私は思い立ったら、仮説を立て情報を集めて、すぐに行動に移します。考えてもわからないことが多いので、直感も頼りにしています。とはいえ、時には直感を信じられなくなることも。同じことばかり考えて悩んで思考がループしていると感じたら、悩んでいること全てを書き出してみます。なぜつまずいている? なぜ行動できない? それが目に見える情報になると順を追って答えが出せるようになります。書き出してみると案外少なくて、こんなことを延々と考えてた自分が馬鹿馬鹿しくなってくる。書き出した項目を一つずついつまでにやる、とチェックリストにすると心がすっきりします。

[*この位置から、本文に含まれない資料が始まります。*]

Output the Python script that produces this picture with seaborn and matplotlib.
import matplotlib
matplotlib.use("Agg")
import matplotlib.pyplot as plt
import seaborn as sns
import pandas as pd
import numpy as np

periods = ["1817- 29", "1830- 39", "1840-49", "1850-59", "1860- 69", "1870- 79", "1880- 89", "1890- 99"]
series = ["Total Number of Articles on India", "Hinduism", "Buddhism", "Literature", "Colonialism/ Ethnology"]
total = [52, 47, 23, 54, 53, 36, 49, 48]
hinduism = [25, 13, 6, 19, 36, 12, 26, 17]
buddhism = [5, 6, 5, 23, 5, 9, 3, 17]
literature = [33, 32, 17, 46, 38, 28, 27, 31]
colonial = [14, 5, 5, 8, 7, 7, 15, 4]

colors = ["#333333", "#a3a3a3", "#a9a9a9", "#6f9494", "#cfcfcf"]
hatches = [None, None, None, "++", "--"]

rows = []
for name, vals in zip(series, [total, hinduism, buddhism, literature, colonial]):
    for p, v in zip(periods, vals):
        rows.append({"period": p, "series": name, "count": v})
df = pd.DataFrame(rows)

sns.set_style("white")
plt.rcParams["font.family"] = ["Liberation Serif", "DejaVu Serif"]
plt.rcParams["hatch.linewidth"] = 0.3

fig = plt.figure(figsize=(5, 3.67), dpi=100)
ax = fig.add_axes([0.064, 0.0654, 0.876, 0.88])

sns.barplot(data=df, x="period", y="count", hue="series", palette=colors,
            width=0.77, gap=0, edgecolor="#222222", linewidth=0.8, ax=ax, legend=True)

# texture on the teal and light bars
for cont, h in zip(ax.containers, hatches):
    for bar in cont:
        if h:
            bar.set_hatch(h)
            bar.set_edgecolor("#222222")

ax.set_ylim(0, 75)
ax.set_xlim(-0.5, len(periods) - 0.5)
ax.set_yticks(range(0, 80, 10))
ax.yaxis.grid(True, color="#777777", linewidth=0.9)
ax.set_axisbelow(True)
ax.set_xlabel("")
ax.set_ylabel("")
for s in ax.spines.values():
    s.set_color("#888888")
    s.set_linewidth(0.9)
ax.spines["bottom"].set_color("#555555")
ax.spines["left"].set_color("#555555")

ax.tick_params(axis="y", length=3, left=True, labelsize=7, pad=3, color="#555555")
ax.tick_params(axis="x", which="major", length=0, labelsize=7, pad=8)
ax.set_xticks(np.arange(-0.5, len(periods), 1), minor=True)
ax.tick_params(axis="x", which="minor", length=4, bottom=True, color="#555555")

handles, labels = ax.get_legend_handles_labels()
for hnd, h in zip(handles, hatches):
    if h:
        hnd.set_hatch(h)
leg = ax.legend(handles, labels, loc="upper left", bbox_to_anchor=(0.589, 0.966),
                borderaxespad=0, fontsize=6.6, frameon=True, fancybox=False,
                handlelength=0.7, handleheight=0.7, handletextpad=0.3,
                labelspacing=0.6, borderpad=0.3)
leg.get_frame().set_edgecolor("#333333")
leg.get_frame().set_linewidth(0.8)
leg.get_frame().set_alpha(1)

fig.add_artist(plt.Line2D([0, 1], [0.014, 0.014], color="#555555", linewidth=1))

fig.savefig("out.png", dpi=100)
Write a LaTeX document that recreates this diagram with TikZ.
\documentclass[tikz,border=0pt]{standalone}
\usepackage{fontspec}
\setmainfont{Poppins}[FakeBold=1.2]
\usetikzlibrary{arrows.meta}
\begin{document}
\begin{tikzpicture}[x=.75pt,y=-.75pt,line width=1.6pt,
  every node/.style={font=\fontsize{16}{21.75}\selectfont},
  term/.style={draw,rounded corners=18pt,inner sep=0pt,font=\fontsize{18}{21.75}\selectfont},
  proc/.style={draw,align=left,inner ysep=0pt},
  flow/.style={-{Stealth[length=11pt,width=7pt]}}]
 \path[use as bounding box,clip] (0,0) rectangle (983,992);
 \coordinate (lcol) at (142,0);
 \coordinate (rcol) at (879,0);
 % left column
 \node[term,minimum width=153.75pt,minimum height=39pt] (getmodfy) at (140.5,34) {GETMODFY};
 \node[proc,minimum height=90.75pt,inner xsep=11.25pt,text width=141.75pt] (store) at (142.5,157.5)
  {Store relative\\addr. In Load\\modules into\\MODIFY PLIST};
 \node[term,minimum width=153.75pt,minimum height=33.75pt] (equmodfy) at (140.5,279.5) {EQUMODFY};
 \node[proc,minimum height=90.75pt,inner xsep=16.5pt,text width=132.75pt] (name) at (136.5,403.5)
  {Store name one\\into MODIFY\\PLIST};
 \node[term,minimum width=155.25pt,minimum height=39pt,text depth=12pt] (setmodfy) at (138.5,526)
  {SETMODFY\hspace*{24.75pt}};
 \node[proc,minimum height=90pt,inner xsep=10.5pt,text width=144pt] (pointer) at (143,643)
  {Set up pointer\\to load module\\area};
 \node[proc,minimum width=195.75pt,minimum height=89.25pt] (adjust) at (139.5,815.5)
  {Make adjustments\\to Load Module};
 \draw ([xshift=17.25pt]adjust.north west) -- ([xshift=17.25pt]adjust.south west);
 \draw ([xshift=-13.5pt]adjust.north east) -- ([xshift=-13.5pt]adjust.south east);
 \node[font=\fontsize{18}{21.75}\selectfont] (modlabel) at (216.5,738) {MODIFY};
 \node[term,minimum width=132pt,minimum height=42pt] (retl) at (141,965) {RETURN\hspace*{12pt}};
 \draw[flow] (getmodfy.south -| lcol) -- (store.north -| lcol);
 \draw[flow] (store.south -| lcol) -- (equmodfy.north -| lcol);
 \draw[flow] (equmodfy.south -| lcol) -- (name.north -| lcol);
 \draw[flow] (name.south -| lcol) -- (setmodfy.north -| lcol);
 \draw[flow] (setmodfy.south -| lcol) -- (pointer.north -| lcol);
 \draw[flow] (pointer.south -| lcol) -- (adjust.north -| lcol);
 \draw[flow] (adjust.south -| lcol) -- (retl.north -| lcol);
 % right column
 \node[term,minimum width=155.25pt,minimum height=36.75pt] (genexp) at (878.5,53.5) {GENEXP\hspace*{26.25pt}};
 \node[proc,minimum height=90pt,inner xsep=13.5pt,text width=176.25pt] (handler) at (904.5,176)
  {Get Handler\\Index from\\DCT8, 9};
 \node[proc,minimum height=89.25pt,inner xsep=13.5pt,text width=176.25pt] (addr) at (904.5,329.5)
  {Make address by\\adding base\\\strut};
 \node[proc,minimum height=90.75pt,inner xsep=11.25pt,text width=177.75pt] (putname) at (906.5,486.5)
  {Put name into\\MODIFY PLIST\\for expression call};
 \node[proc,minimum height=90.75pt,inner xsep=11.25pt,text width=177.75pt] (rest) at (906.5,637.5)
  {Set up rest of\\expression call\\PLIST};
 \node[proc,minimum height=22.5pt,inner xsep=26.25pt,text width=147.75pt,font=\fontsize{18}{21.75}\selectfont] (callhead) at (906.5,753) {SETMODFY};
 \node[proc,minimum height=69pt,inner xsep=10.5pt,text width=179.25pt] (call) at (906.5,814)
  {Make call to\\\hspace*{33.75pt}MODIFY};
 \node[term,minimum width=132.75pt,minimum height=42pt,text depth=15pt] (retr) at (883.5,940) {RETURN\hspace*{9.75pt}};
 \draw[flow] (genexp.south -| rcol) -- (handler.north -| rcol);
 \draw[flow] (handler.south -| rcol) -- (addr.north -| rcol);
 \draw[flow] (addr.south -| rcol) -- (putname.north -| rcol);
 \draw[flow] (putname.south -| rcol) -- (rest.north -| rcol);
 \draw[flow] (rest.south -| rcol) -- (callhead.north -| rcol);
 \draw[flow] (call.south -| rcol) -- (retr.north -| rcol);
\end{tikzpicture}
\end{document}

毎日5年日記もつけていて、5年分の同日の行動や考えていたことが一目でわかるようにしてあります。そこにはいつも1番悩んでいたことが書いてあります。その当時すごく悩んでいたことも、数年たって見返すと、なんでこんなことに悩んでいたんだろう、になってる。仕事をやめようと思うほど真剣に悩んでいたことも今ではすっかり忘れているのです。日記を読むと、今悩んでいることもいずれ解消しているんだろうなと思えますね。

profile/ プロフィール

株式会社SWAY DESIGN:永井 菜緒さん

小松市出身。愛知工業大学卒業後、都内の店舗設計施工会社、投資物件を中心とした不動産企画・設計施工会社を経て、2014年一級建築士事務所『SWAY DESIGN』を個人創業。2018年に法人成りし株式会社SWAY DESIGNとなる。住宅・オフィス・店舗のリノベーションを手がける傍ら、設計者の視点から物件の価値や課題を整理し、不動産の有効活用を提案する不動産事業部も手掛ける。一級建築士、宅地建物取引士。